• [Goal of the exercise]
Skip all pictures, then copy the lines from the start of the data through the line with "(0,0) rectangle (638,498);", keeping both ends.
************
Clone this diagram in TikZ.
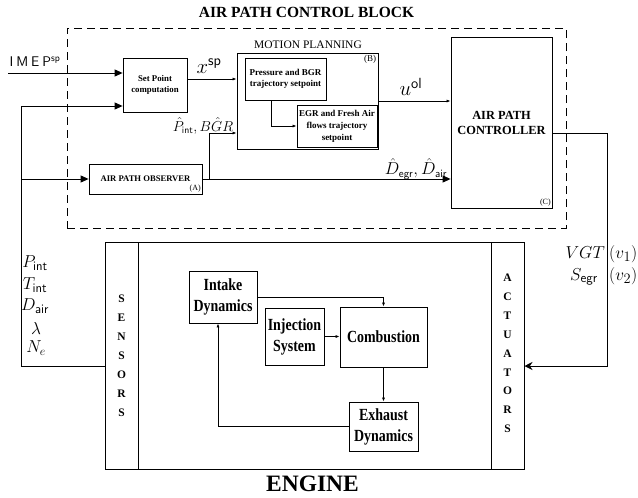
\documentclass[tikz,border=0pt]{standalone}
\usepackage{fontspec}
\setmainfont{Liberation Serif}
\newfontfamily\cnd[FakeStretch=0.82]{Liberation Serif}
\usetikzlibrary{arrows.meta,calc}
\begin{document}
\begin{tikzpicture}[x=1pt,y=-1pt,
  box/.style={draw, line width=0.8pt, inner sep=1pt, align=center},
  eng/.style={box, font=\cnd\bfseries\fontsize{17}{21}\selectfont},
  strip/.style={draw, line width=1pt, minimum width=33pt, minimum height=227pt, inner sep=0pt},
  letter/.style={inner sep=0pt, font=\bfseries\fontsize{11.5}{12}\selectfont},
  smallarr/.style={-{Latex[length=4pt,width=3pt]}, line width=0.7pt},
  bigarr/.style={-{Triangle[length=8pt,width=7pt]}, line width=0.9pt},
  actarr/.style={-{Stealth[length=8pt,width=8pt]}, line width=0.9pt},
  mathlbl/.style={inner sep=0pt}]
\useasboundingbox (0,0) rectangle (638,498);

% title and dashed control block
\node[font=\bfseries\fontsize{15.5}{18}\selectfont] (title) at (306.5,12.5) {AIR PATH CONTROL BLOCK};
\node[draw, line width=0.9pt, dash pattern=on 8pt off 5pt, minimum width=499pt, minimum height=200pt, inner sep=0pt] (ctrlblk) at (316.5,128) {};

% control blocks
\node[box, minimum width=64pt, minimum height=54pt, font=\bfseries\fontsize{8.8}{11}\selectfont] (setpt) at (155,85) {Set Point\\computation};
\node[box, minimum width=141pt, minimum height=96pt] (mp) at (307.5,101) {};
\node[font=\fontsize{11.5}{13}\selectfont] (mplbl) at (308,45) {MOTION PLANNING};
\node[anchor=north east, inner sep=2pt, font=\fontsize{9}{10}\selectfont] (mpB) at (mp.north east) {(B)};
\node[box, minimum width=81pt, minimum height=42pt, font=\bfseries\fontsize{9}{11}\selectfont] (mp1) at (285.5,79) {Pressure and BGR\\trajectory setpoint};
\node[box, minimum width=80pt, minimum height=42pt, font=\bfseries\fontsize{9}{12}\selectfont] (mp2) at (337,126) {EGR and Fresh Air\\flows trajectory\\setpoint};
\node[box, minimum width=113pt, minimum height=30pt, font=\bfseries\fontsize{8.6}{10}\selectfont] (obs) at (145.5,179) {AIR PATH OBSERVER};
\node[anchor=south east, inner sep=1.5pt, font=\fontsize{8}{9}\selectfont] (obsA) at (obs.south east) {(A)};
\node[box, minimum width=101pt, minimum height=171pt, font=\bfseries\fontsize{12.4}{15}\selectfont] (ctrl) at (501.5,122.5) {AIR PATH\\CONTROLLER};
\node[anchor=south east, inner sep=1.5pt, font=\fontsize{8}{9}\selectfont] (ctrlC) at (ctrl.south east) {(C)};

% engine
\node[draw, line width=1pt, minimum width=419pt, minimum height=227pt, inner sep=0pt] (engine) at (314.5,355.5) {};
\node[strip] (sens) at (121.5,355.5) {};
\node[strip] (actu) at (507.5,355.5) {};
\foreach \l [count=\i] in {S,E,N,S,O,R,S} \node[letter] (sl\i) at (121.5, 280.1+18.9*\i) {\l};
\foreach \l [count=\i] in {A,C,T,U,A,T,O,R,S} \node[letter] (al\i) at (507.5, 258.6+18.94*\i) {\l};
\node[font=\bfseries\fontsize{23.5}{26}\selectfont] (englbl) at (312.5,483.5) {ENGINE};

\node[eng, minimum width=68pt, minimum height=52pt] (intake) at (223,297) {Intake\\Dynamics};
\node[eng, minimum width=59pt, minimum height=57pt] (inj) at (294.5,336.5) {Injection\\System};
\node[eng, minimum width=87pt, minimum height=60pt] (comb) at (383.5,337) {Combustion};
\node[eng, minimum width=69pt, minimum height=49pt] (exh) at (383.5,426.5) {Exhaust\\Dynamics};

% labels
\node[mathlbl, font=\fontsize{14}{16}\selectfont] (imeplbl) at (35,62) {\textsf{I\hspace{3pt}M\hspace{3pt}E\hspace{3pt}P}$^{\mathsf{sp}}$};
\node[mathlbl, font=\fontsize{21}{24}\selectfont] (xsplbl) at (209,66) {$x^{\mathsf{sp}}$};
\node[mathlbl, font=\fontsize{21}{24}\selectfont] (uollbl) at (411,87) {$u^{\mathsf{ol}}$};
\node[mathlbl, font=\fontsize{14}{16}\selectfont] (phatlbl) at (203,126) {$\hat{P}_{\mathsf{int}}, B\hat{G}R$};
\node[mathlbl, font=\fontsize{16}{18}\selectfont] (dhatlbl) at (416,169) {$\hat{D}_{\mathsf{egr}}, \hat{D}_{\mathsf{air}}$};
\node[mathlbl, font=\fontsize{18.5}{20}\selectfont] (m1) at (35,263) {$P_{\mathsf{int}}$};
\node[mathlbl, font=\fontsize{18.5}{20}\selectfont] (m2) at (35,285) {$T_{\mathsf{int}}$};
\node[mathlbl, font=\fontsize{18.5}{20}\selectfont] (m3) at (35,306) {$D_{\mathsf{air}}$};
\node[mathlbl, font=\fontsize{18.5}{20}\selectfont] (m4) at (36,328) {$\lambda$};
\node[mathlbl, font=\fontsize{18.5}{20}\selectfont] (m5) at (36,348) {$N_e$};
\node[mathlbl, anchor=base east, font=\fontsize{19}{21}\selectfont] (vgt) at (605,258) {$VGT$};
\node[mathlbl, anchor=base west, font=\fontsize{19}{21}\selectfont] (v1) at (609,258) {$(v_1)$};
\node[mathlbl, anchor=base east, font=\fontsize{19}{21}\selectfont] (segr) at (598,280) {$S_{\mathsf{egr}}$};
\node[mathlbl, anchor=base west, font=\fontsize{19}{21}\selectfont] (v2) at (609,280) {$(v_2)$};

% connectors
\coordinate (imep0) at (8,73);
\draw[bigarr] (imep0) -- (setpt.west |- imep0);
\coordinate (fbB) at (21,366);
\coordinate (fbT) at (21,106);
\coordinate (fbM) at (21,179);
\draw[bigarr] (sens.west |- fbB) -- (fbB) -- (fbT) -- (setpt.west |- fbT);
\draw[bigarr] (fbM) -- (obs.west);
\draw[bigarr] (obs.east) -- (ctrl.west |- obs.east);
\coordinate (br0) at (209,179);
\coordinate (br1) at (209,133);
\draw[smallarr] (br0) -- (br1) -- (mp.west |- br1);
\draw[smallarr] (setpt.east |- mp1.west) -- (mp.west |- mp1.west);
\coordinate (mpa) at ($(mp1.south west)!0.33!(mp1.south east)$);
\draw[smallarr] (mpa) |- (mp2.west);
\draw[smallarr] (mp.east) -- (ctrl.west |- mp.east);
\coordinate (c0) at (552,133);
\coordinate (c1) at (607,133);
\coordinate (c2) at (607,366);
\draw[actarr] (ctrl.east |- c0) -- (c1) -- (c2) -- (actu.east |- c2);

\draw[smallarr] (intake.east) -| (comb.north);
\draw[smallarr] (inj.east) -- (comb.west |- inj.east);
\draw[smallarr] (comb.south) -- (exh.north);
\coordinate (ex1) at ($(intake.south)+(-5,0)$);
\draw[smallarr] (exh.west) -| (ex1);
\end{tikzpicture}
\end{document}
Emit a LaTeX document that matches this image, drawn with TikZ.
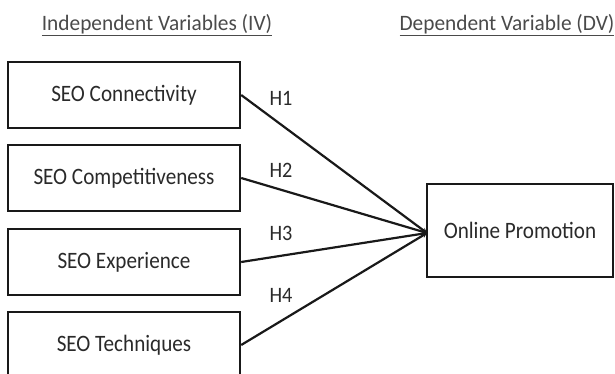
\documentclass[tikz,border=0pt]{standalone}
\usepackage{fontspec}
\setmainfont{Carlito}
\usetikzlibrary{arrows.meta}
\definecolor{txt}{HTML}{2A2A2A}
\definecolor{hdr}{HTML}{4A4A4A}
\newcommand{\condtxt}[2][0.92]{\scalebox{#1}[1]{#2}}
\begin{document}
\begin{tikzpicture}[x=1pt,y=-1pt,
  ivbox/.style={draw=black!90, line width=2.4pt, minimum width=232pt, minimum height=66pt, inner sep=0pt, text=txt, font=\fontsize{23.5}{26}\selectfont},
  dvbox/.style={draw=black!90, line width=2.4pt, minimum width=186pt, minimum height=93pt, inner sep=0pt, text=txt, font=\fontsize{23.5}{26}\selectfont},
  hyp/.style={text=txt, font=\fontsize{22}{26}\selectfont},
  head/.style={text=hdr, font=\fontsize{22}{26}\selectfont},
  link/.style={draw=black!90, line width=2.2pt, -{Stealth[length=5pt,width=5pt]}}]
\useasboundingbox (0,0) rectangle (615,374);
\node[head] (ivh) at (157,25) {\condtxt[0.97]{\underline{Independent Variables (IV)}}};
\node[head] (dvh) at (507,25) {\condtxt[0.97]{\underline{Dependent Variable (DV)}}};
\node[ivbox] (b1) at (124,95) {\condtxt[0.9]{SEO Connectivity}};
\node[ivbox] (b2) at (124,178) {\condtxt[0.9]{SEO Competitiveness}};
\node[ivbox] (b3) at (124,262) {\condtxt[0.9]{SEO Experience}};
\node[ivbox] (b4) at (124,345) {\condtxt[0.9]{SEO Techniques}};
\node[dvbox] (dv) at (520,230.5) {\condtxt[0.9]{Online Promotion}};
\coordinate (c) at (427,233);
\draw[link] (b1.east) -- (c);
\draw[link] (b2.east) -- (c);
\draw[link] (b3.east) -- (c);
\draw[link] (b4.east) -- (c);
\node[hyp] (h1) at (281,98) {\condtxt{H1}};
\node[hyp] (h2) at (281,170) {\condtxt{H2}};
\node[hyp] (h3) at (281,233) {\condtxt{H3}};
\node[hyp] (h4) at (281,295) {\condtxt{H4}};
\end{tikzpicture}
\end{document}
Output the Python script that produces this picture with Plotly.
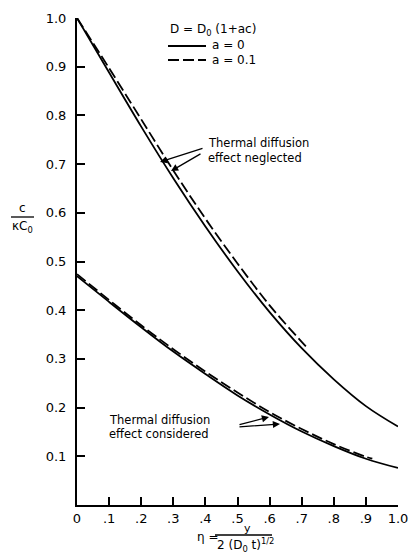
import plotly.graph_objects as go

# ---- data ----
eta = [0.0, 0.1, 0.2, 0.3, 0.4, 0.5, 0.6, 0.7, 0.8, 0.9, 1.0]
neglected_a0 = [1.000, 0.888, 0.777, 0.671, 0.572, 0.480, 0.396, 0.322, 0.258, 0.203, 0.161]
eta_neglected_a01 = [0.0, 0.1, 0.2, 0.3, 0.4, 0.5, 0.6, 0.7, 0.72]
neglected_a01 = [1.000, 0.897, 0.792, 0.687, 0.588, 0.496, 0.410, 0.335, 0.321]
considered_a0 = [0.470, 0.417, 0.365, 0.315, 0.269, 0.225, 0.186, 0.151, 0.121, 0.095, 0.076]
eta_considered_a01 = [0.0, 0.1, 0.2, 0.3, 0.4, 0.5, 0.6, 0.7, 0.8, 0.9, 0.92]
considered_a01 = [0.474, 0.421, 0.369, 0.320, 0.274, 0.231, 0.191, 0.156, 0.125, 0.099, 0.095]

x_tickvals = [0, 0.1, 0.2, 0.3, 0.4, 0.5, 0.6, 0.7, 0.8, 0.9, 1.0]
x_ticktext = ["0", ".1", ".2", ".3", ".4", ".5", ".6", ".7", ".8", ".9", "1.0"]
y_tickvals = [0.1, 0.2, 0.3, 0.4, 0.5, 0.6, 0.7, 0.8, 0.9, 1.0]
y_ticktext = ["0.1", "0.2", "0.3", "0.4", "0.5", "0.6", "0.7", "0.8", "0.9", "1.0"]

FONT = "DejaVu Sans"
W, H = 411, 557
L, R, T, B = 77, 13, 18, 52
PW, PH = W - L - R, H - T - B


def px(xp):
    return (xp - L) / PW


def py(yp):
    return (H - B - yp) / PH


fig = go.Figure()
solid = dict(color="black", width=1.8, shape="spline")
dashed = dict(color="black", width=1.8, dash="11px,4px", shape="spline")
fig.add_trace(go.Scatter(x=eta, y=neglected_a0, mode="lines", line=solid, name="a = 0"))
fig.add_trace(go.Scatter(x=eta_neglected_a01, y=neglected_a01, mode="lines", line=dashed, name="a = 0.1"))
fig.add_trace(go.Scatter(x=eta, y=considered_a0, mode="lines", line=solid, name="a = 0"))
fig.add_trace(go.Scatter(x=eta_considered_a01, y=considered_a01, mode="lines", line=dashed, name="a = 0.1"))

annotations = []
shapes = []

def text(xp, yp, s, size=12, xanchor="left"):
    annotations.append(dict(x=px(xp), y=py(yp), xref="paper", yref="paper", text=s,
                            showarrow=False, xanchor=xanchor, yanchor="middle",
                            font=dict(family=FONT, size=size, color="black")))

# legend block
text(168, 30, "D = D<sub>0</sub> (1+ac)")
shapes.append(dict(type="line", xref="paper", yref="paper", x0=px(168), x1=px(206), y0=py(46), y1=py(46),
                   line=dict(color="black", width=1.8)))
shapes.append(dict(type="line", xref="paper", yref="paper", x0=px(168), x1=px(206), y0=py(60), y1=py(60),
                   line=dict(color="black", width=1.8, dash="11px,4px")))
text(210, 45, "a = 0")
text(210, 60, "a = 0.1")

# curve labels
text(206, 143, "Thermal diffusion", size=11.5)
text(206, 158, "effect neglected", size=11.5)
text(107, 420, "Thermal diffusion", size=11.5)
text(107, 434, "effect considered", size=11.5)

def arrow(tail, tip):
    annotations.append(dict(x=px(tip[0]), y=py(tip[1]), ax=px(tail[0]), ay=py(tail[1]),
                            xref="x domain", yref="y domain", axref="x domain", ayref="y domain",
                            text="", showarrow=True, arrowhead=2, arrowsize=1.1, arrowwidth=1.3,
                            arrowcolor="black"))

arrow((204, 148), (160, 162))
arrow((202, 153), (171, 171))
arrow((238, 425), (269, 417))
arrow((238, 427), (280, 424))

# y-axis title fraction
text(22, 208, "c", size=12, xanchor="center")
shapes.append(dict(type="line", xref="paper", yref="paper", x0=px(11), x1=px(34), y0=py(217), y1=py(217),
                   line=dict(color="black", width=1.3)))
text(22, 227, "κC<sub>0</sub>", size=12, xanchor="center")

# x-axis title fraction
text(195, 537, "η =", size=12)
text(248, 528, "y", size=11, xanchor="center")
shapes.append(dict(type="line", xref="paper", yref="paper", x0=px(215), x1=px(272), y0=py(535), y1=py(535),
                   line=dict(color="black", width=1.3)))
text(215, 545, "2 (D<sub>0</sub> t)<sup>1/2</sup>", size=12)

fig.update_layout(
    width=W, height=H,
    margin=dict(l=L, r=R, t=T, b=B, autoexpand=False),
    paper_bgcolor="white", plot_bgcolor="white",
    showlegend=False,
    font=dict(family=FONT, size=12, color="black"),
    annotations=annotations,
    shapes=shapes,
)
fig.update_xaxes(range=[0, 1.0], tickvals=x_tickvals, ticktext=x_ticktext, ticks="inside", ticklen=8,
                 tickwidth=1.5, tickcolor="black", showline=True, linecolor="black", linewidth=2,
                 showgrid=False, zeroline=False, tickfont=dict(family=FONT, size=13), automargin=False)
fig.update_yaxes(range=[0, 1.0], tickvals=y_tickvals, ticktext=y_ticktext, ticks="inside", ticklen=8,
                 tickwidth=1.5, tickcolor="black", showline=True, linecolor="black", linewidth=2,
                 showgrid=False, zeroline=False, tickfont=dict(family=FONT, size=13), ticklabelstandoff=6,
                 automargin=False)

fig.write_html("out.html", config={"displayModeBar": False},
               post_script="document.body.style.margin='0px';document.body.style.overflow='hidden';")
************
• [Reply]
Clone this diagram in TikZ.
\documentclass[tikz,border=0pt]{standalone}
\usepackage{fontspec}
\setmainfont{Liberation Serif}
\newfontfamily\cnd[FakeStretch=0.82]{Liberation Serif}
\usetikzlibrary{arrows.meta,calc}
\begin{document}
\begin{tikzpicture}[x=1pt,y=-1pt,
  box/.style={draw, line width=0.8pt, inner sep=1pt, align=center},
  eng/.style={box, font=\cnd\bfseries\fontsize{17}{21}\selectfont},
  strip/.style={draw, line width=1pt, minimum width=33pt, minimum height=227pt, inner sep=0pt},
  letter/.style={inner sep=0pt, font=\bfseries\fontsize{11.5}{12}\selectfont},
  smallarr/.style={-{Latex[length=4pt,width=3pt]}, line width=0.7pt},
  bigarr/.style={-{Triangle[length=8pt,width=7pt]}, line width=0.9pt},
  actarr/.style={-{Stealth[length=8pt,width=8pt]}, line width=0.9pt},
  mathlbl/.style={inner sep=0pt}]
\useasboundingbox (0,0) rectangle (638,498);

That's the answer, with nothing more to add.